To be fair, perhaps Salinger just didn’t like sex. He was great with words and all the women in his life were seduced to some extent by his writing – his letters are charming and warm – so maybe words were for him far more important than physical relationships, and a dislike of physical intimacy doesn’t make him a bad person. But read on.
From 1953 on, he largely cut off social interactions, stopping his wife from seeing her friends and family. She spent five months of her first pregnancy in forced isolation. A year after their daughter Margaret (Peggy) was born, she left Salinger, although she later returned and they went on to have a son, Matthew, in 1960. They finally divorced in 1966. Claire, already suffering depression, said if she’d stayed longer she’d have gone mad.
In Dream Catcher (2000), Peggy (born 1955) writes that her father was aloof, leaving his kids to themselves while he pursued young girls, researched alternative therapies such as sitting in an orgone box, a contraption intended to attract natural energy from the atmosphere into the body, and drinking his own urine for some perceived health benefit. Peggy later suffered mental illness and at one stage attempted suicide.
She added that Salinger didn’t believe in illness, referring to it as a fantasy. Once, when severely ill, she asked her father for financial assistance. Instead, he sent her a subscription to a Christian Science publication that instructed readers to stop believing in the “illusion of sickness”. That act cemented their estrangement.
Salinger didn’t believe in illness, referring to it as a fantasy. Once, when severely ill, his daughter asked her father for financial assistance. Instead, he sent her a subscription to a Christian Science publication that instructed readers to stop believing in the “illusion of sickness”.
In At Home in the World (1998), Joyce Maynard detailed Salinger’s obsession with food. He’d serve bread and apples for dinner, a bowl of peas for breakfast; he ate peas straight from the freezer. He taught Maynard how to force herself to vomit, actively encouraging her eating disorder. She said he “policed” her body, making her feel ashamed and unlovable. Maynard recognised Salinger’s somewhat protean personality – at one moment solicitous and caring, at another sneering, judgmental and controlling.
It’s easy to dismiss Peggy and Maynard by accusing them of cashing in on the Salinger name, but that wouldn’t be fair. Children have a right to expect love and support from their parents, and the 35-year age gap between them meant that Salinger should have protected Maynard rather than cheering on her risky eating behaviour. His actions affected them deeply, both physically and psychologically.
It should be said that the people in his town generally liked him, but for those close to him he was selfish and destructive – a difficult husband, father and lover. He married a third time in 1988. Colleen O’Neill was 40 years his junior and they were together until his death in 2010. So far, she’s kept quiet.
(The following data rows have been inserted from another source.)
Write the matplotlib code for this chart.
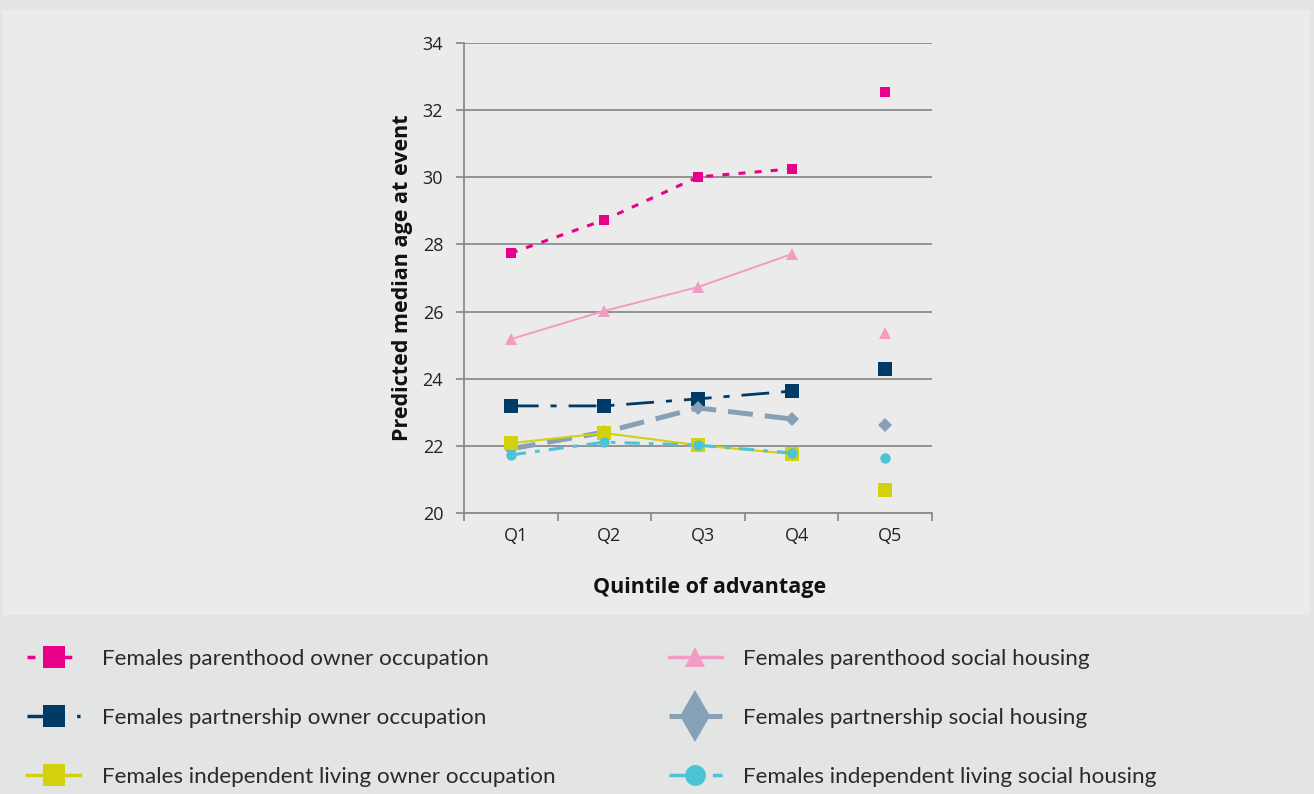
import numpy as np
import matplotlib
matplotlib.use('Agg')
import matplotlib.pyplot as plt
import matplotlib.transforms as mtrans
from matplotlib.lines import Line2D
from matplotlib.patches import Rectangle

# 数据 (Q1..Q5)
quintiles = ['Q1', 'Q2', 'Q3', 'Q4', 'Q5']
parent_owner = [27.74, 28.73, 30.01, 30.25, 32.54]
parent_social = [25.18, 26.02, 26.73, 27.71, 25.36]
partner_owner = [23.19, 23.19, 23.40, 23.63, 24.29]
partner_social = [21.91, 22.41, 23.13, 22.80, 22.62]
indep_owner = [22.08, 22.38, 22.02, 21.76, 20.68]
indep_social = [21.73, 22.11, 22.02, 21.79, 21.64]

labels = [
    'Females parenthood owner occupation',
    'Females parenthood social housing',
    'Females partnership owner occupation',
    'Females partnership social housing',
    'Females independent living owner occupation',
    'Females independent living social housing',
]

# 样式: color, linestyle, linewidth, marker, markersize, legend markersize
styles = [
    ('#e8008a', (0, (2.3, 3.0)), 2.2, 's', 7, 16),
    ('#f39cc3', '-', 1.4, '^', 8.5, 15),
    ('#003a66', (0, (10, 4.3, 2.2, 4.3)), 2.0, 's', 10.5, 16),
    ('#86a0b6', (0, (5, 2.4)), 3.6, 'D', 7, 17),
    ('#d3d10b', '-', 1.5, 's', 10.5, 16),
    ('#4ec3d5', (0, (5, 3, 1.5, 3)), 2.2, 'o', 7.5, 15),
]
series = [parent_owner, parent_social, partner_owner, partner_social,
          indep_owner, indep_social]

W, H = 1314, 794
fig = plt.figure(figsize=(W / 100, H / 100), dpi=100)
fig.patch.set_facecolor('#e3e5e4')
fig.patches.append(Rectangle((3 / W, 1 - 615 / H), 1307 / W, 605 / H,
                             transform=fig.transFigure, facecolor='#ebebeb',
                             edgecolor='none', zorder=-5))

ax = fig.add_axes([464 / W, 1 - 513 / H, 468 / W, 470 / H])
ax.set_facecolor('#ebebeb')

x = np.arange(len(quintiles))
zs = [3, 3, 4, 5, 6, 7]
for i in range(6):
    c, ls, lw, mk, ms, _ = styles[i]
    y = series[i]
    # Q1-Q4 verbunden, Q5 nur Marker
    ax.plot(x[:4], y[:4], color=c, linestyle=ls, linewidth=lw, zorder=zs[i])
    ax.plot(x, y, color=c, linestyle='none', marker=mk, markersize=ms,
            markeredgewidth=0, zorder=zs[i] + 0.5)

ax.set_xlim(-0.5, 4.5)
ax.set_ylim(20, 34)
ax.set_yticks(np.arange(20, 35, 2))
ax.yaxis.grid(True, color='#8c8c8c', linewidth=1.3)
ax.set_axisbelow(True)
for s in ['top', 'right']:
    ax.spines[s].set_visible(False)
for s in ['left', 'bottom']:
    ax.spines[s].set_color('#8c8c8c')
    ax.spines[s].set_linewidth(1.3)

ax.set_xticks(np.arange(-0.5, 5, 1))
ax.set_xticklabels([])
ax.set_xticks(x, minor=True)
ax.set_xticklabels(quintiles, minor=True)
ax.tick_params(axis='x', which='major', length=6, color='#8c8c8c', width=1.3)
ax.tick_params(axis='x', which='minor', length=0, pad=10)
ax.tick_params(axis='y', length=6, color='#8c8c8c', width=1.3, pad=9)
shift = mtrans.ScaledTranslation(5 / 100, 0, fig.dpi_scale_trans)
for lab in ax.get_xticklabels(minor=True):
    lab.set_transform(lab.get_transform() + shift)
for lab in ax.get_xticklabels(minor=True) + ax.get_yticklabels():
    lab.set_fontfamily('Open Sans')
    lab.set_fontsize(13)
    lab.set_color('#222222')

ax.set_ylabel('Predicted median age at event', fontfamily='Open Sans',
              fontweight='bold', fontsize=15.5, color='#111111', labelpad=7)
ax.set_xlabel('Quintile of advantage', fontfamily='Open Sans',
              fontweight='bold', fontsize=15.5, color='#111111', labelpad=23)
ax.xaxis.label.set_x(0.525)

# Legende mit groesseren Markern
handles = []
for i in [0, 2, 4, 1, 3, 5]:
    c, ls, lw, mk, ms, lms = styles[i]
    if mk == 'D':
        mk = 'd'
        lms = 26
    handles.append(Line2D([0], [0], color=c, linestyle=ls,
                          linewidth=max(lw, 2.5), marker=mk, markersize=lms,
                          markeredgewidth=0))
leg_labels = [labels[i] for i in [0, 2, 4, 1, 3, 5]]
leg = fig.legend(handles, leg_labels, loc='upper left',
                 bbox_to_anchor=(7 / W, 1 - 629 / H), ncol=2, frameon=False,
                 prop={'family': ['Lato', 'DejaVu Sans'], 'size': 16.2},
                 handlelength=2.35, handletextpad=0.95, labelspacing=1.72,
                 columnspacing=5.05, labelcolor='#2a2a2a')

fig.savefig('out.png', dpi=100, facecolor=fig.get_facecolor())
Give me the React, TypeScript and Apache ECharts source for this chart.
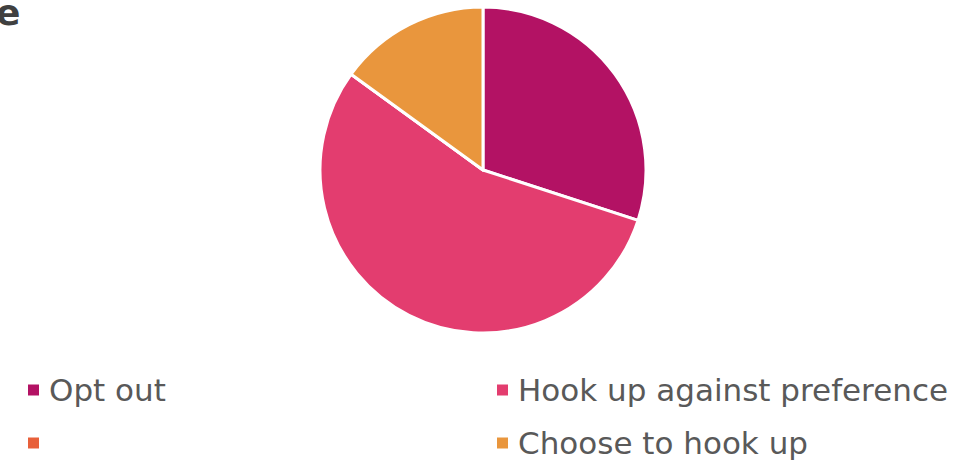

Sometimes we need to work at maintaining the distinction between a work of art and its creator, but it’s worth it. We can derive joy, contentment, nourishment from a creative work and put the unlikeable person behind it into a separate compartment of our consciousness. While it’s enlightening to discover disagreeable things about artists, we should still feel able to listen to Wagner or enjoy Caravaggio’s paintings.
And because none of us had a peculiar sexual, parental or dietary relationship with Salinger, we should feel free to take pleasure in The Catcher in the Rye. It is, after all, a great book.